EV SALES 2005 YTD (JAN-OCT) VS 2024 YTD
- Global: 16.5 million, +23%
- China: 10.3 million, +22%
- Europe: 3.4 million, +32%
- North America: 1.6 million, +4%
- Rest of World: 1.3 million, +48%
Over in Europe, October deliveries jumped 36 percent from last year to 372,786 units, including 32 percent growth in BEVs and an even steeper 47 percent climb in PHEVs. Although the total was down from the 427,000 vehicles registered in September, year-to-date EV growth across Europe remains at 32 percent.
Germany’s EV sales have risen 45 percent year-to-date, while the UK is up 31 percent. France, however, remains slightly in the red at minus 2 percent. Spain has more than doubled its tally, and Italy has matched Germany’s pace with a 45 percent year-to-date increase.
Beyond these regions, EV and PHEV sales in the rest of the world climbed 37 percent to 141,368 units. The contrast with North America, however, could hardly be sharper.
What Happened in North America?
After the Trump administration axed the EV tax credit worth up to $7,500 for newly-purchased and leased vehicles, sales in North America collapsed by 41 percent to 100,370, This follows record highs in August and September, when buyers rushed to secure incentives before the cutoff on September 30, 2025.

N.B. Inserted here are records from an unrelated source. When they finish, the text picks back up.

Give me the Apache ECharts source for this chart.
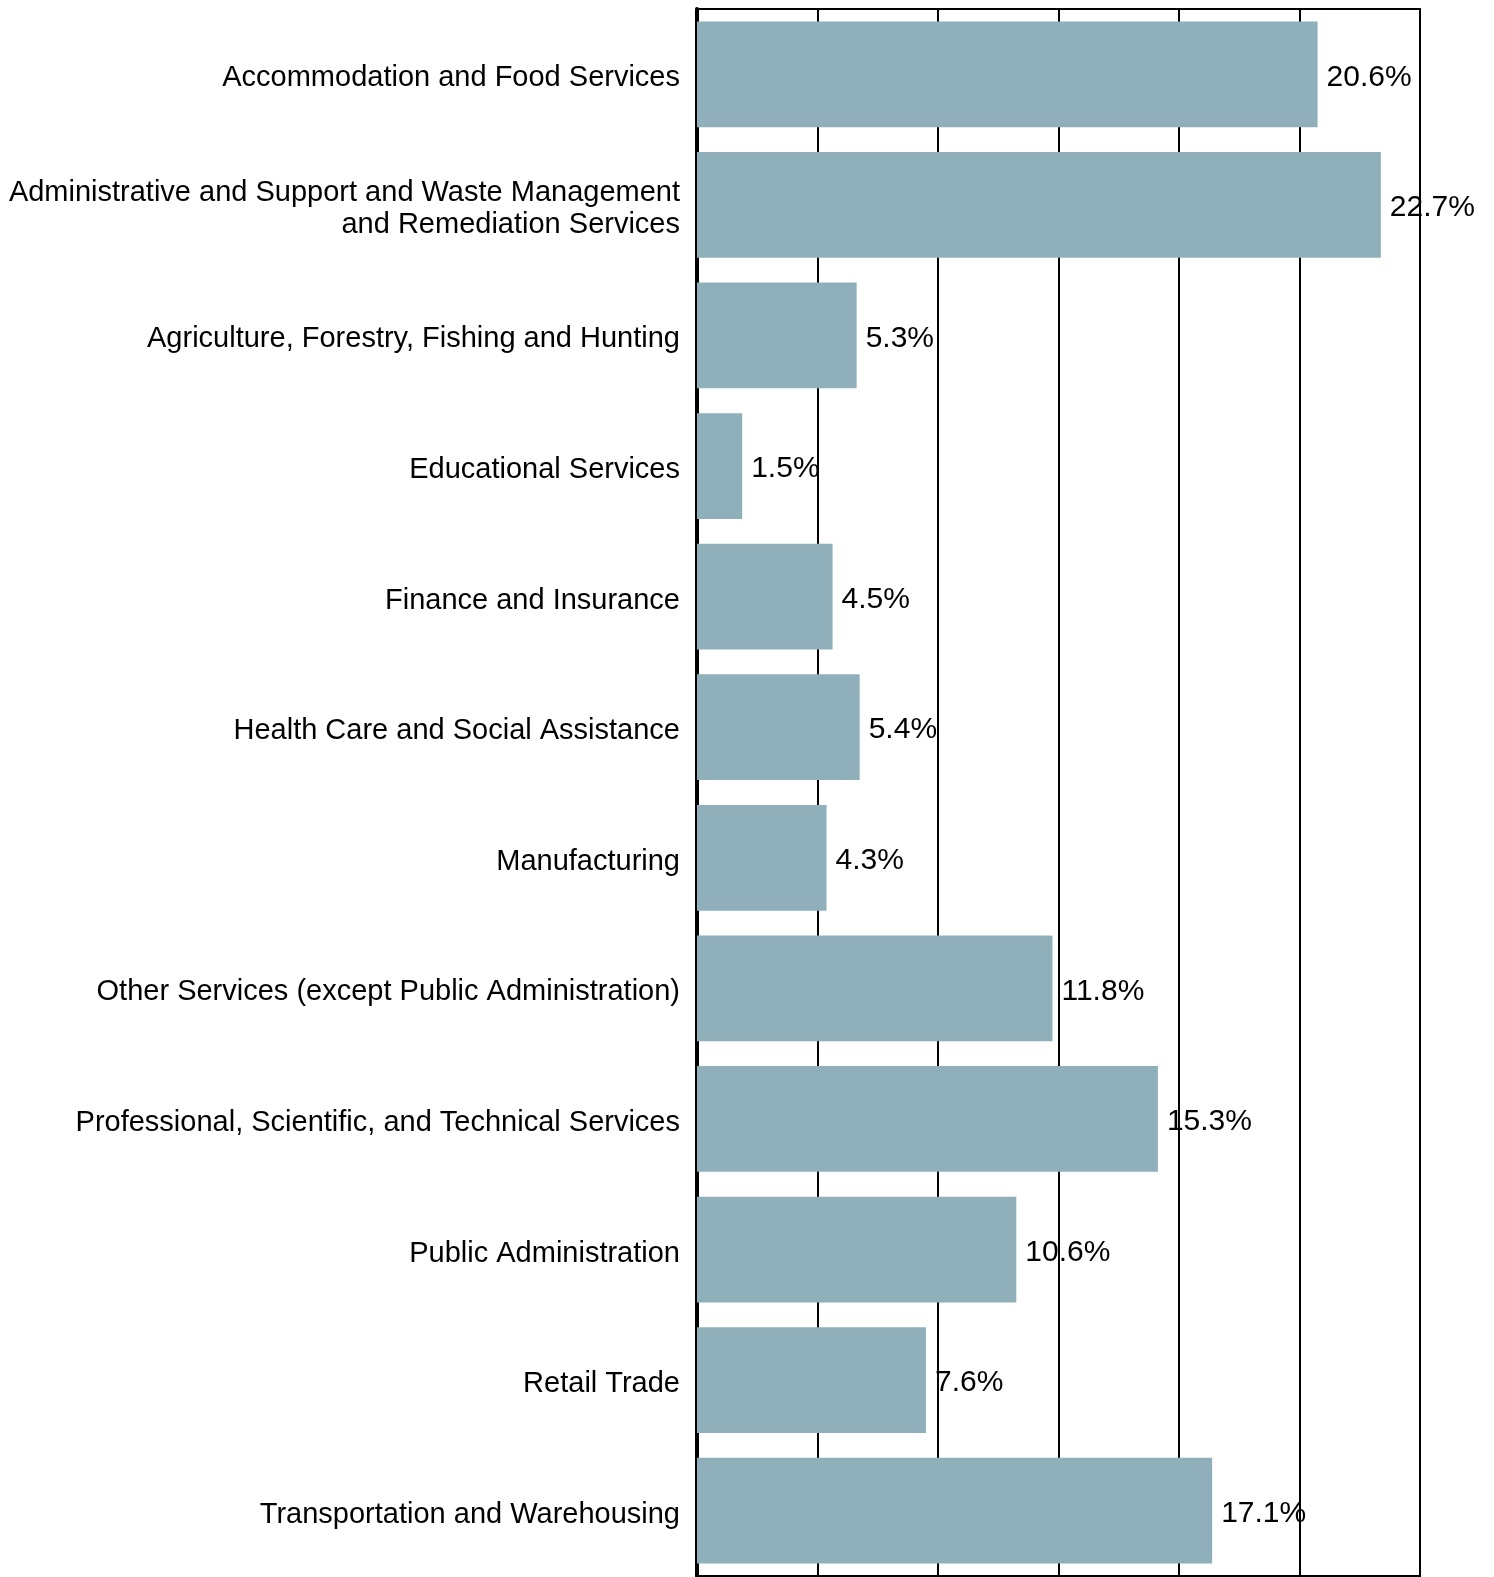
<!DOCTYPE html>
<html>
<head>
<meta charset="utf-8">
<script src="https://cdn.jsdelivr.net/npm/echarts@6/dist/echarts.min.js"></script>
<style>
  html, body { margin: 0; padding: 0; background: #fff; }
  #chart { width: 1494px; height: 1577px; }
</style>
</head>
<body>
<div id="chart"></div>
<script>
// Industry categories, listed top to bottom
const industries = [
  'Accommodation and Food Services',
  'Administrative and Support and Waste Management\nand Remediation Services',
  'Agriculture, Forestry, Fishing and Hunting',
  'Educational Services',
  'Finance and Insurance',
  'Health Care and Social Assistance',
  'Manufacturing',
  'Other Services (except Public Administration)',
  'Professional, Scientific, and Technical Services',
  'Public Administration',
  'Retail Trade',
  'Transportation and Warehousing'
];

// Share per industry, in percent
const shares = [20.6, 22.7, 5.3, 1.5, 4.5, 5.4, 4.3, 11.8, 15.3, 10.6, 7.6, 17.1];

// Value axis range
const axisMin = 0;
const axisMax = 24;
const axisStep = 4;

const FONT = '"Liberation Sans", Arial, Helvetica, sans-serif';

const chart = echarts.init(document.getElementById('chart'));
chart.setOption({
  animation: false,
  backgroundColor: '#ffffff',
  grid: {
    left: 697,
    right: 74,
    top: 9,
    bottom: 1,
    show: true,
    borderColor: '#000',
    borderWidth: 2
  },
  xAxis: {
    type: 'value',
    min: axisMin,
    max: axisMax,
    interval: axisStep,
    axisLabel: { show: false },
    axisTick: { show: false },
    axisLine: { show: false },
    splitLine: { show: true, lineStyle: { color: '#000', width: 2 } }
  },
  yAxis: {
    type: 'category',
    data: industries,
    inverse: true,
    axisTick: { show: false },
    axisLine: { show: true, lineStyle: { color: '#000', width: 4 } },
    axisLabel: {
      color: '#000',
      fontFamily: FONT,
      fontSize: 29,
      lineHeight: 32,
      margin: 17,
      align: 'right',
      // each line set a little below the band centre
      formatter: v => v.split('\n').map(line => '{t|' + line + '}').join('\n'),
      rich: {
        t: {
          color: '#000',
          fontFamily: FONT,
          fontSize: 29,
          lineHeight: 32,
          align: 'right',
          padding: [8, 0, 0, 0]
        }
      }
    }
  },
  series: [{
    type: 'bar',
    data: shares,
    barCategoryGap: '19%',
    itemStyle: { color: '#8FAFBA' },
    label: {
      show: true,
      position: 'right',
      distance: 9,
      offset: [0, 3],
      color: '#000',
      fontFamily: FONT,
      fontSize: 30,
      formatter: p => p.value.toFixed(1) + '%'
    },
    z: 3
  }]
});
</script>
</body>
</html>
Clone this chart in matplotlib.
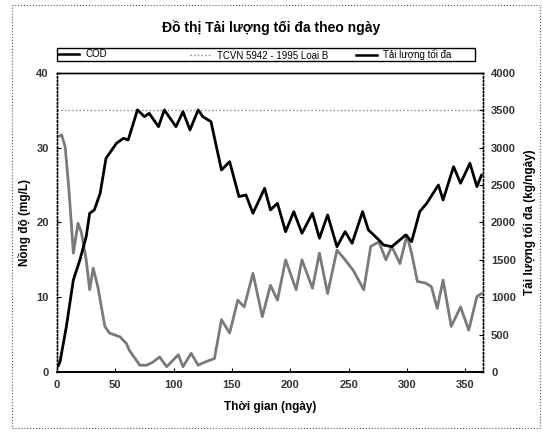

Month-on-month comparisons show how steep the drop was. Ford’s BEV sales fell 60 percent (Mach-E, F-150 Lightning, E-Transit), Hyundai’s plunged 77 percent (Ioniq models), Kia’s dropped 77 percent (EV6, EV9), Honda’s fell 83 percent (Prologue), and Subaru’s nearly vanished, down 97 percent (Solterra). Each brand also saw year-over-year declines.
In Canada, Rho Motion says EV sales have stayed sluggish through 2025, weighed down by reduced purchase incentives and the government’s decision in September to pause the 2026 EV mandate.
Market Outlook
Rho Motion data manager Charles Lester expects the European and Chinese markets to remain strong through the rest of the year: “In Europe, the overall year-to-date growth figure remains relatively high and we’re expecting strong sales towards the end of the year,” he told Reuters.
He added that the Chinese market should stay robust through November and December, aided by a “pull forward” effect as the country transitions from a full purchase tax exemption on new energy vehicles to a 50 percent exemption.